With Thanedar’s victory in the 2022 general, coupled with the retirement of Congresswoman Brenda Lawrence (D-Mich) in January 2023, no other Black Congresspersons are representing “any part of Detroit.”

A sidebar note is that Republican John James, a U.S. House of Representatives member, is now the only African American from Michigan on Capitol Hill. However, James represents cities and towns in Macomb and Oakland Counties (District 10)…Detroit is not included.

“It’s a very emotional time and I’m not going to try to sugarcoat it,”  Rick Blocker, a Michigan Democratic Party official in Detroit, was quoted in a local newspaper about the Blackout of representation for the Motor City.   “We’re very disappointed that a city with the largest percentage of Black people doesn’t have any Black representation.
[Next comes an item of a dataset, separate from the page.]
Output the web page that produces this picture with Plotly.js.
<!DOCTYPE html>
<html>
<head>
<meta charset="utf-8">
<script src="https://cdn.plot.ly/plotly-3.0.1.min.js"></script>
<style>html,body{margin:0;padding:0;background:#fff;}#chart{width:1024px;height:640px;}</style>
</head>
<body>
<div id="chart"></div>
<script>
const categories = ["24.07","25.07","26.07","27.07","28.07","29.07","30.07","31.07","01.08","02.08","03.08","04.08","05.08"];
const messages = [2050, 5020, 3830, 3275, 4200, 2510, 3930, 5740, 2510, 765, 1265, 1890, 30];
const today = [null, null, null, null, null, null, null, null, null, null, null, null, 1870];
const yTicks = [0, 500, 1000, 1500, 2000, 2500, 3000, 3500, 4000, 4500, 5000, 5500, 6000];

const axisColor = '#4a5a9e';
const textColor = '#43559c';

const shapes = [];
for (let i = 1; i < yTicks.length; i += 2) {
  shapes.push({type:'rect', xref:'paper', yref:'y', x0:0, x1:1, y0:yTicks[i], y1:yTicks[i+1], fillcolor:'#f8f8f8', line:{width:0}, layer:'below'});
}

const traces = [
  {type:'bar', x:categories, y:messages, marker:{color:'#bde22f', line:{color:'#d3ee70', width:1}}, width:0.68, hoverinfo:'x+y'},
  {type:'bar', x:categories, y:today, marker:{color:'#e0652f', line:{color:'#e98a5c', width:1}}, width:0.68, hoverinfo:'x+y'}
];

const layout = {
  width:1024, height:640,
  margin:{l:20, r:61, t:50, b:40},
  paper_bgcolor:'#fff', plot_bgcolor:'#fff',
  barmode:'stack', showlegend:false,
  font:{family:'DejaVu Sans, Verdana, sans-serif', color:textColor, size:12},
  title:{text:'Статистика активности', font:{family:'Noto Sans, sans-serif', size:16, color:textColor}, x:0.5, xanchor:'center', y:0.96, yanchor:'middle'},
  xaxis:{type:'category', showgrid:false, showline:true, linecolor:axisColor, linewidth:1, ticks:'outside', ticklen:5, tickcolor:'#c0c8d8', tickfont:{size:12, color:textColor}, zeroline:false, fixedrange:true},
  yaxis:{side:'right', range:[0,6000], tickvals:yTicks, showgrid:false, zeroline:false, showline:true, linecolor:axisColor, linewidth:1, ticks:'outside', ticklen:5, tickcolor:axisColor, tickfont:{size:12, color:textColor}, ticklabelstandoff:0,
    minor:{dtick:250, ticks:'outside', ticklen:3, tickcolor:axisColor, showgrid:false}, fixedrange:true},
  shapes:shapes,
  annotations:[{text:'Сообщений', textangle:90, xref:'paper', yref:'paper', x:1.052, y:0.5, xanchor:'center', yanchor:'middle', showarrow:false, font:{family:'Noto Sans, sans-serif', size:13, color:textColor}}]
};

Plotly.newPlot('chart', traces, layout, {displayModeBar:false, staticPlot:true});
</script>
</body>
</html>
As a Black person and as a Black leader of an organization, I’m not happy.”

To Blocker’s point, the 13th  Congressional District has a grand history of electing African Americans to represent the storied district, inclusive of parts of Detroit, in the U.S. House of Representatives. Charles Diggs, a Democrat from Detroit, was the first African American from Michigan to serve the 13th in the U.S. House of Representatives (1955 – 1980). The list of other Black U.S. House of Representatives “representing the 13th have included George Crockett Jr. (1980 – 1991), Barbara-Rose Collins (1991 –  1993), Carolyn Cheeks Kilpatrick (2003 – 2011), Hansen Clarke (2011 – 2013), John Conyers (2013 – 2017), and Brenda Jones (in a special election to finish Conyers’ term 2018 to 2019). It should be noted that Conyers, in 1964, won an open seat to represent Michigan’s 1st District in Congress. After redistricting in the early 1990s, Conyers’ district was renumbered the 14th  before becoming the 13th Congressional District.

Whether or not Detroit will regain Black representation in the 13th Congressional District after this year’s primary on August 6 and the general on November 5, as always, is up to the people. Registering to vote and turning out the vote in both elections as informed voters should be the norm for any election. In essence, let the voters’ voices be heard this year at the polls in the 13th and beyond.